On 25-Mar-06, at 11:11 PM, Andreas Raab wrote:
tim Rowledge wrote:
On 25-Mar-06, at 10:33 PM, Andreas Raab wrote:
This function is news to me - can somebody explain what it's good for, where it should be used and (most importantly) why we'd export this for plugins but don't use in the VM itself (e.g., no senders)?
See mantis 2044 for some details and the original rationale. It also relates somewhat to :-
I guess you mean http://bugs.impara.de/view.php?id=2404 yes?
Yup. Meant to fix that before hitting send but screwed up, obviously.

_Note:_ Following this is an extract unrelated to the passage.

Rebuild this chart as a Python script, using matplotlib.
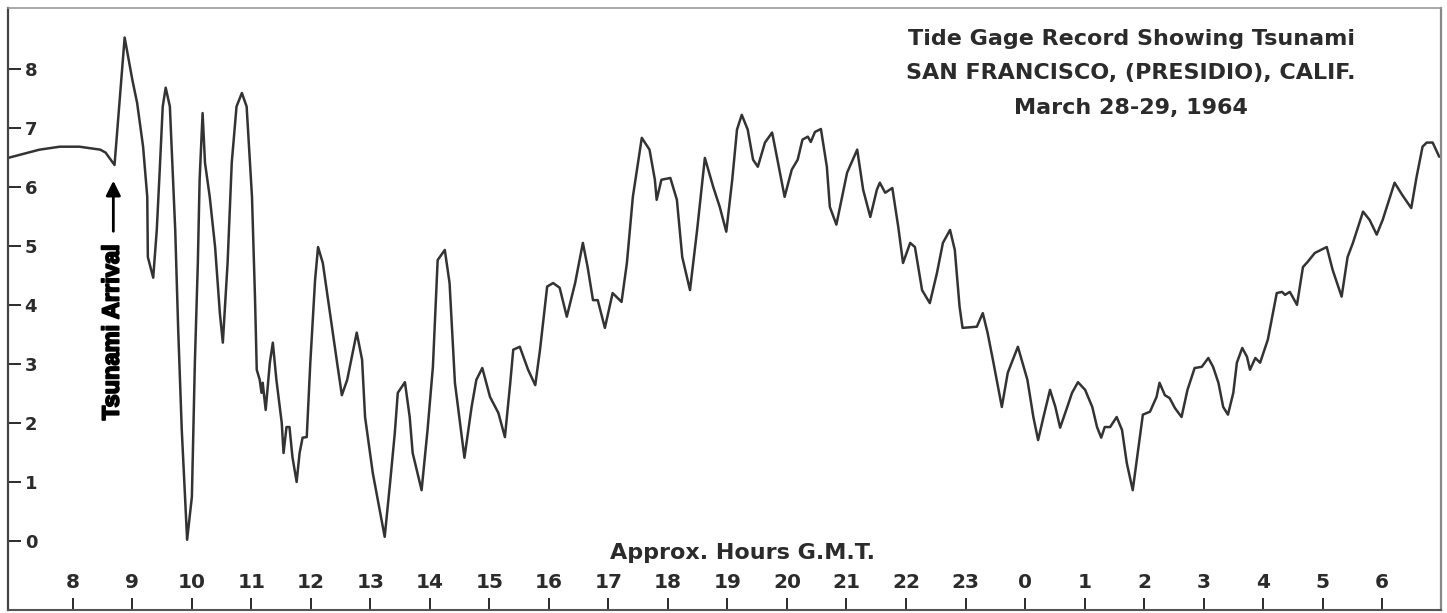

One question about this: Do we have a way of doing that kind of file name conversion from the image itself? It strikes me as somewhat odd that a plugin needs to do that conversion given that the image can just pass a well-formed version of the string as the argument, no?

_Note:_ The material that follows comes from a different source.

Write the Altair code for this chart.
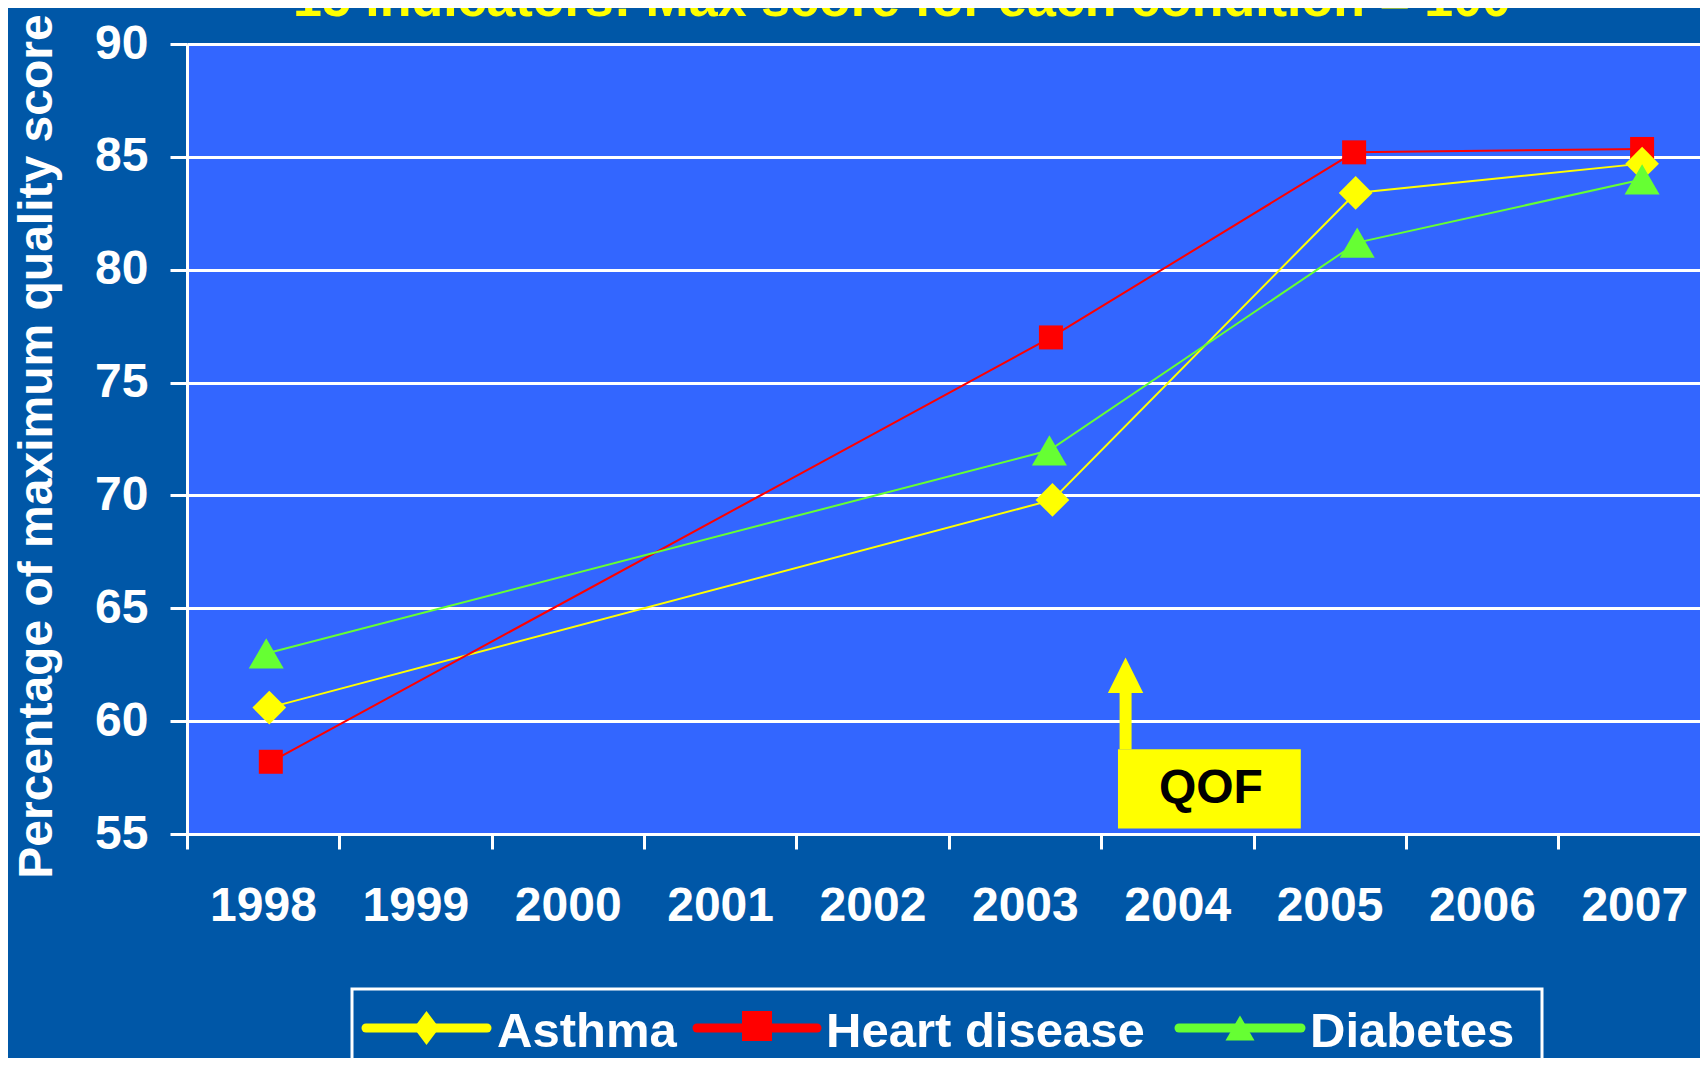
import altair as alt
import pandas as pd

# ---------------- data ----------------
series = ["Asthma", "Heart disease", "Diabetes"]
colors = ["#FFFF00", "#FF0000", "#66FF33"]

asthma_x = [1998.54, 2003.68, 2005.67, 2007.55]
asthma_y = [60.6, 69.8, 83.4, 84.7]
heart_x = [1998.55, 2003.67, 2005.66, 2007.55]
heart_y = [58.2, 77.0, 85.2, 85.35]
diabetes_x = [1998.52, 2003.66, 2005.68, 2007.55]
diabetes_y = [63.0, 72.0, 81.2, 84.0]

year_ticks = list(range(1998, 2008))
y_ticks = [55, 60, 65, 70, 75, 80, 85, 90]

title_text = "15 indicators: Max score for each condition = 100"
y_title = "Percentage of maximum quality score"
qof_label = "QOF"

# annotation (data units)
qof_box = {"x0": 2004.11, "x1": 2005.31, "y0": 55.24, "y1": 58.75}
qof_arrow = {"x": 2004.16, "shaft_top": 61.3, "head_c": 62.03}
qof_text_pos = {"x": 2004.72, "y": 57.0}

# ---------------- layout ----------------
W, H = 1513, 790
FONT = "Liberation Sans"
BG = "#0057A7"
PLOT_BG = "#3366FF"

df = pd.DataFrame({
    "series": ["Asthma"] * 4 + ["Heart disease"] * 4 + ["Diabetes"] * 4,
    "x": asthma_x + heart_x + diabetes_x,
    "y": asthma_y + heart_y + diabetes_y,
})

xscale = alt.Scale(domain=[1998, 2007.93], nice=False, zero=False)
yscale = alt.Scale(domain=[55, 90], nice=False, zero=False)
cscale = alt.Scale(domain=series, range=colors)

xaxis = alt.Axis(values=year_ticks, format="d", title=None, grid=False,
                 labelFont=FONT, labelFontSize=48, labelFontWeight="bold",
                 labelColor="white", labelOffset=76, labelPadding=33,
                 labelFlush=False, labelOverlap=False, labelBound=False,
                 tickColor="white", tickWidth=3, tickSize=15,
                 domainColor="white", domainWidth=3)
yaxis = alt.Axis(values=y_ticks, title=y_title, grid=True,
                 gridColor="white", gridWidth=3,
                 labelFont=FONT, labelFontSize=48, labelFontWeight="bold",
                 labelColor="white", labelPadding=22,
                 tickColor="white", tickWidth=3, tickSize=17,
                 domainColor="white", domainWidth=3,
                 titleFont=FONT, titleFontSize=48, titleFontWeight="bold",
                 titleColor="white", titleX=-136, titleY=402, titleAngle=270,
                 titleAlign="center", titleBaseline="alphabetic")

X = alt.X("x:Q", scale=xscale, axis=xaxis)
Y = alt.Y("y:Q", scale=yscale, axis=yaxis)

lines = alt.Chart(df).mark_line(strokeWidth=2).encode(
    x=X, y=Y,
    color=alt.Color("series:N", scale=cscale, legend=None),
    detail="series:N",
)

marker_shape = {"Asthma": "diamond", "Heart disease": "square", "Diabetes": "triangle-up"}
marker_size = {"Asthma": 1136, "Heart disease": 576, "Diabetes": 1225}
point_layers = []
for s in ["Heart disease", "Asthma", "Diabetes"]:
    point_layers.append(
        alt.Chart(df).transform_filter(alt.datum.series == s).mark_point(
            filled=True, opacity=1, shape=marker_shape[s], size=marker_size[s],
            color=colors[series.index(s)], strokeWidth=0
        ).encode(
            x=alt.X("x:Q", scale=xscale, axis=xaxis),
            y=alt.Y("y:Q", scale=yscale, axis=yaxis),
        )
    )

# QOF annotation
qdf = pd.DataFrame({
    "x0": [qof_box["x0"]], "x1": [qof_box["x1"]],
    "y0": [qof_box["y0"]], "y1": [qof_box["y1"]],
    "ax": [qof_arrow["x"]], "ay0": [qof_box["y1"]], "ay1": [qof_arrow["shaft_top"]],
    "hy": [qof_arrow["head_c"]],
    "tx": [qof_text_pos["x"]], "ty": [qof_text_pos["y"]], "label": [qof_label],
})
qbox = alt.Chart(qdf).mark_rect(color="#FFFF00").encode(
    x=alt.X("x0:Q", scale=xscale), x2="x1:Q",
    y=alt.Y("y0:Q", scale=yscale), y2="y1:Q")
qshaft = alt.Chart(qdf).mark_rule(color="#FFFF00", strokeWidth=12).encode(
    x=alt.X("ax:Q", scale=xscale),
    y=alt.Y("ay0:Q", scale=yscale), y2="ay1:Q")
qhead = alt.Chart(qdf).mark_point(
    filled=True, opacity=1, color="#FFFF00", strokeWidth=0,
    shape="M0,-1L1,1L-1,1Z", size=1253).encode(
    x=alt.X("ax:Q", scale=xscale), y=alt.Y("hy:Q", scale=yscale))
qtext = alt.Chart(qdf).mark_text(
    font=FONT, fontSize=48, fontWeight="bold", color="black",
    align="center", baseline="middle").encode(
    x=alt.X("tx:Q", scale=xscale), y=alt.Y("ty:Q", scale=yscale), text="label:N")

# title (cut off at the top, as in the reference)
tdf = pd.DataFrame({"t": [title_text]})
title = alt.Chart(tdf).mark_text(
    font=FONT, fontSize=52, fontWeight="bold", color="#FFFF00",
    align="center", baseline="alphabetic").encode(
    x=alt.value(715), y=alt.value(-28), text="t:N")

# manual legend
leg_line_x0 = [179, 510, 992]
leg_line_x1 = [300, 630, 1114]
leg_text_x = [310, 639, 1123]
leg_y = 984
ldf = pd.DataFrame({"series": series, "x1": leg_line_x0, "x2": leg_line_x1,
                    "tx": leg_text_x})
leg_box = alt.Chart(pd.DataFrame({"k": [0]})).mark_rect(
    fill=BG, stroke="white", strokeWidth=3).encode(
    x=alt.value(165), x2=alt.value(1355), y=alt.value(945), y2=alt.value(1100))
leg_lines = alt.Chart(ldf).mark_rule(strokeWidth=9, strokeCap="round").encode(
    x=alt.X("x1:Q", scale=None), x2="x2:Q", y=alt.value(leg_y),
    color=alt.Color("series:N", scale=cscale, legend=None))
leg_text = alt.Chart(ldf).mark_text(
    font=FONT, fontSize=49, fontWeight="bold", color="white",
    align="left", baseline="alphabetic").encode(
    x=alt.X("tx:Q", scale=None), y=alt.value(1003), text="series:N")
leg_shape = {"Asthma": "M0,-1L0.75,0L0,1L-0.75,0Z", "Heart disease": "square",
             "Diabetes": "triangle-up"}
leg_size = {"Asthma": 1156, "Heart disease": 900, "Diabetes": 841}
leg_points = []
for i, s in enumerate(series):
    mx = (leg_line_x0[i] + leg_line_x1[i]) / 2
    leg_points.append(
        alt.Chart(pd.DataFrame({"k": [0]})).mark_point(
            filled=True, opacity=1, strokeWidth=0, color=colors[i],
            shape=leg_shape[s], size=leg_size[s]).encode(
            x=alt.value(mx), y=alt.value(leg_y - (2 if s == "Heart disease" else 0)))
    )

chart = alt.layer(
    lines, *point_layers, qbox, qshaft, qhead, qtext, title,
    leg_box, leg_lines, *leg_points, leg_text
).properties(
    width=W, height=H,
    autosize=alt.AutoSizeParams(type="none"),
    padding={"left": 179, "top": 36, "right": 0, "bottom": 224},
).configure(background=BG).configure_view(fill=PLOT_BG, stroke=None)

chart.save("out.html", embed_options={"renderer": "svg", "actions": False})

Actually, no. Until and unless we ever get some decent file handling code in the image we simply can't rely on a passed in filename being even vaguely decent. My preference is to call a VM routine to canonicalise the passed in string for every usage simply because you can rely (for some value of 'rely') on the OS getting it right in working out that '../../foo/bar/bim.bmp' is actually '/usr/mounts/ someOtherComputer/viaALink/mumble/frotz.jpeg'.
It also helps in case where the filenames in the image are not seen the same way the OS sees them - RISC OS uses unixy paths in Squeak because the ROS rules are so difficult to fit into the nasty habits people have of assembling strings as a path and then forcing them down the primitives. The canonicaliser call gets a chance to swap the $/ to $. before passing to the OS.
So the idea was to provide an access point to this 'service' within the core that plugins could use at need. For use in the core itself, well I guess only image loading/saving is a possible user and that may or may not be useful. For example in RISC OS you wouldn't need it for the image name to load since it would already be guaranteed to have been canonicalised *unless* you were to run from a commandline and deliberately pass in a dodgy string.